The Will Oldham-assisted “Carissa” recounts the death of Kozelek’s second cousin, a thirty-five year old, midnight shift-working nurse who burned to death in a freak fire accident, when flammables exploded in her trashcan. Kozelek describes returning to Ohio on a plane where he grew up, reconnecting with old friends, remarking on the funeral, reflecting on his grief, as well as paying respects to her memory. The album’s stunning third song “Truck Driver” allows the listener an opportunity to take a glimpse into another painful chapter of his life, relating the strikingly similar death of his “redneck” uncle, who died in a fire on his birthday, when he threw an aerosol spray can onto a pile of burning trash in the yard.
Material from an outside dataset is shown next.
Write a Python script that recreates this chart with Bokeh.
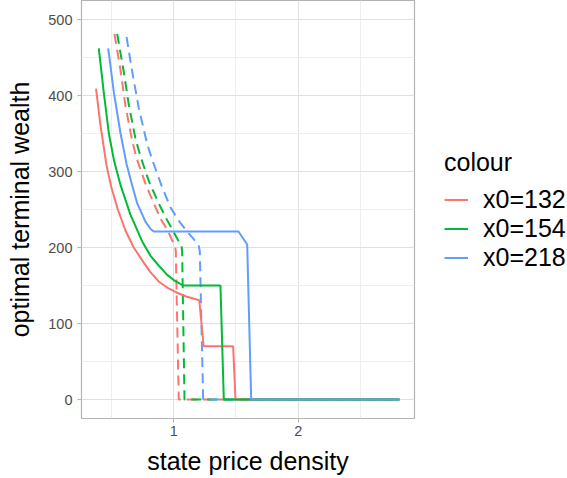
from bokeh.plotting import figure
from bokeh.layouts import row
from bokeh.models import Range1d, FixedTicker, Legend, LegendItem
from bokeh.embed import file_html
from bokeh.resources import INLINE

# ---- data ----
series_labels = ["x0=132", "x0=154", "x0=218"]
series_colors = ["#F8766D", "#00BA38", "#619CFF"]

# solid lines
solid_132_x = [0.375, 0.411, 0.459, 0.50, 0.55, 0.612, 0.678, 0.746, 0.81, 0.88, 0.95, 1.014, 1.10, 1.205, 1.24, 1.477, 1.496, 2.814]
solid_132_y = [409, 360, 308, 278, 250, 222, 200, 183, 168, 155, 147, 141.5, 135.5, 130.5, 70, 70, 0, 0]

solid_154_x = [0.397, 0.437, 0.478, 0.52, 0.572, 0.652, 0.746, 0.813, 0.88, 0.947, 1.01, 1.075, 1.375, 1.402, 2.814]
solid_154_y = [462, 404, 350, 314, 282, 243, 208, 189, 176, 164, 156, 150, 150, 0, 0]

solid_218_x = [0.473, 0.518, 0.572, 0.62, 0.665, 0.706, 0.772, 0.815, 0.839, 1.52, 1.59, 1.622, 2.814]
solid_218_y = [462, 404, 350, 310, 282, 258, 234, 224, 221, 221, 204, 0, 0]

# dashed lines
dashed_132_x = [0.523, 0.572, 0.612, 0.666, 0.70, 0.77, 0.839, 0.90, 0.947, 0.985, 1.01, 1.016, 1.04, 2.814]
dashed_132_y = [481, 433, 386, 340, 318, 285, 258, 236, 224, 210, 203, 195, 0, 0]

dashed_154_x = [0.545, 0.598, 0.638, 0.692, 0.732, 0.80, 0.879, 0.94, 1.0, 1.04, 1.062, 1.067, 1.086, 2.814]
dashed_154_y = [481, 431, 388, 343, 320, 287, 258, 238, 220, 208, 203, 195, 0, 0]

dashed_218_x = [0.62, 0.666, 0.719, 0.786, 0.834, 0.90, 0.973, 1.04, 1.108, 1.16, 1.20, 1.209, 1.236, 2.814]
dashed_218_y = [477, 431, 383, 336, 312, 282, 253, 235, 221, 211, 203, 195, 0, 0]

x_ticks = [1, 2]
x_minor = [0.5, 1.5, 2.5]
y_ticks = [0, 100, 200, 300, 400, 500]
y_minor = [50, 150, 250, 350, 450]

solids = [(solid_132_x, solid_132_y), (solid_154_x, solid_154_y), (solid_218_x, solid_218_y)]
dasheds = [(dashed_132_x, dashed_132_y), (dashed_154_x, dashed_154_y), (dashed_218_x, dashed_218_y)]

FONT = "Liberation Sans"

# ---- main panel ----
p = figure(
    frame_width=333, frame_height=418,
    x_range=Range1d(0.258, 2.935), y_range=Range1d(-25, 525),
    output_backend="svg", toolbar_location=None,
    min_border_left=81, min_border_right=29, min_border_top=0, min_border_bottom=60,
)
p.background_fill_color = "white"
p.border_fill_color = "white"
p.outline_line_color = "#B3B3B3"
p.outline_line_width = 1.2

for (xs, ys), c in zip(dasheds, series_colors):
    p.line(xs, ys, line_color=c, line_width=2, line_dash="10 6")

for (xs, ys), c in zip(solids, series_colors):
    p.line(xs, ys, line_color=c, line_width=2)

p.xaxis.ticker = FixedTicker(ticks=x_ticks, minor_ticks=x_minor)
p.yaxis.ticker = FixedTicker(ticks=y_ticks, minor_ticks=y_minor)

for ax in (p.xaxis, p.yaxis):
    ax.axis_line_color = None
    ax.major_tick_line_color = "#B3B3B3"
    ax.major_tick_out = 4
    ax.major_tick_in = 0
    ax.minor_tick_line_color = None
    ax.major_label_text_font = FONT
    ax.major_label_text_font_size = "14.5px"
    ax.major_label_text_color = "#4D4D4D"
    ax.axis_label_text_font = FONT
    ax.axis_label_text_font_size = "25px"
    ax.axis_label_text_font_style = "normal"
    ax.axis_label_text_color = "black"

p.xaxis.axis_label = "state price density"
p.yaxis.axis_label = "optimal terminal wealth"
p.xaxis.major_label_standoff = 3
p.xaxis.axis_label_standoff = 8
p.yaxis.major_label_standoff = 5
p.yaxis.axis_label_standoff = 11

p.xgrid.grid_line_color = "#E0E0E0"
p.ygrid.grid_line_color = "#E0E0E0"
p.xgrid.grid_line_width = 1
p.ygrid.grid_line_width = 1
p.xgrid.minor_grid_line_color = "#EEEEEE"
p.ygrid.minor_grid_line_color = "#EEEEEE"
p.xgrid.minor_grid_line_width = 1
p.ygrid.minor_grid_line_width = 1

# ---- legend panel (same series, drawn outside its visible range) ----
pl = figure(
    width=124, height=478,
    x_range=Range1d(100, 101), y_range=Range1d(10000, 10001),
    x_axis_type=None, y_axis_type=None,
    output_backend="svg", toolbar_location=None,
    min_border=0,
)
pl.outline_line_color = None
pl.background_fill_color = "white"
pl.border_fill_color = "white"

key_renderers = []
for (xs, ys), c in zip(solids, series_colors):
    key_renderers.append(pl.line(xs, ys, line_color=c, line_width=2))

legend = Legend(
    items=[LegendItem(label=l, renderers=[r]) for l, r in zip(series_labels, key_renderers)],
    title="colour",
    location=(1, 146.5),
    margin=0,
    padding=0,
    spacing=0,
    glyph_width=24,
    glyph_height=29,
    label_height=29,
    label_standoff=15,
    title_standoff=8,
    border_line_color=None,
    background_fill_alpha=0,
    label_text_font=FONT,
    label_text_font_size="25px",
    label_text_color="black",
    title_text_font=FONT,
    title_text_font_size="25px",
    title_text_font_style="normal",
    title_text_color="black",
)
pl.add_layout(legend, "center")

layout = row(p, pl, spacing=0)

open("out.html", "w").write(file_html(layout, INLINE))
Again, the lyrics are so off-the-cuff that the mere mention of something ordinary such as Kentucky Fried Chicken served after the funeral, becomes strikingly beautiful in the context of the rest of the song. When Kozelek describes how he picked up a guitar and started performing for everyone after the ceremony, while “the frogs croaked and the mantises prayed”, it’s truly sublime in its simplicity.
The subject matter widely varies, from the sexually graphic “Dogs” that lists his past sexual trysts, to revisiting Ghosts of the Great Highway‘s topic of serial killers in “Richard Ramirez Died Today of Natural Causes” as he previously did in the song “Glenn Tipton”. The lovely “Micheline” describes a humorous childhood memory of a girl, who would knock on his family’s front door and ask to take a bath with Mark. The stream of conscious lyrics bounce around topics such as meeting his grandmother for the first time in Los Angeles where he heard David Bowie’s album Young Americans, watching the dog-in-peril movie Benji, and seeing a friend of his drop dead from a brain aneurism at band practice.
“I Can’t Live Without My Mother’s Love” contains some of the most touching lyricism Kozelek has ever put to record. Tenderly discussing his 75-year-old mother, he says, “When she’s gone, I’ll miss our slow, easy walks / Playing Scrabble, the chimes of the grandfather clock / I’ll even miss the times we fought / But mostly I’ll miss being able to call her and talk / When the day comes for her to leave / I won’t have the courage to sort through her things.” From family to firearms, “Pray for Newtown” angrily sparks a discussion on gun violence both in America and around the globe. The tragedy of the title is addressed, as well as the cinema shooting in Aurora, Colorado, and the death of 77 Norwegian adults and children on the island of Utoya by 33 year old Anders Behring Breivik. By the song’s end, it’s quite clear where Kozelek stands on the matter.
Appearing out of essentially nowhere, the mid-tempo, nylon-stringed guitar and saxophone-lounge vibe of “Ben’s My Friend” serves as a refreshingly odd conclusion to such a devastatingly melancholic album. Both an ode to friendship between two fellow musicians, and an awkwardly humorous commentary on the disparity of fame between them, it’s one of the album’s obvious highlights. The Postal Service and Red House Painters performed together at a Spanish music festival in 2000 and Kozelek’s band was the household name at the time. Years later, frontman Benjamin Gibbard invited Mark to The Greek Theatre in LA where he was surrounded by 8,000 screaming fans. After the concert had concluded, he declined going backstage to meet Benjamin and his bandmates, giving his passes to two Asian girls and thanking his friend over the phone for “the nice music and the exercise”, noting that “there’s a thin line between a middle-aged guy with a backstage pass and a guy with a gut, hangin’ round like a jack-ass.” Jealousy has never been so amusingly documented.
From his early days in the Red House Painters on the 4AD label, to the collaborative recordings of recent years, it’s evident that while he’s garnered the respect of his peers and is regarded as one of the key influential figures in the genre of slowcore, it’s also a rather unfortunate reality that his songwriting talents will probably continue to elude the wider fame he so justly deserves. Sardonic, scathingly witty at times, and always painfully autobiographical, Benji is the sound of an artist giving his heart to his fans and saying, “Do with it what you will.” That kind of vulnerability is a rare quality in the music business and as such, should be revered.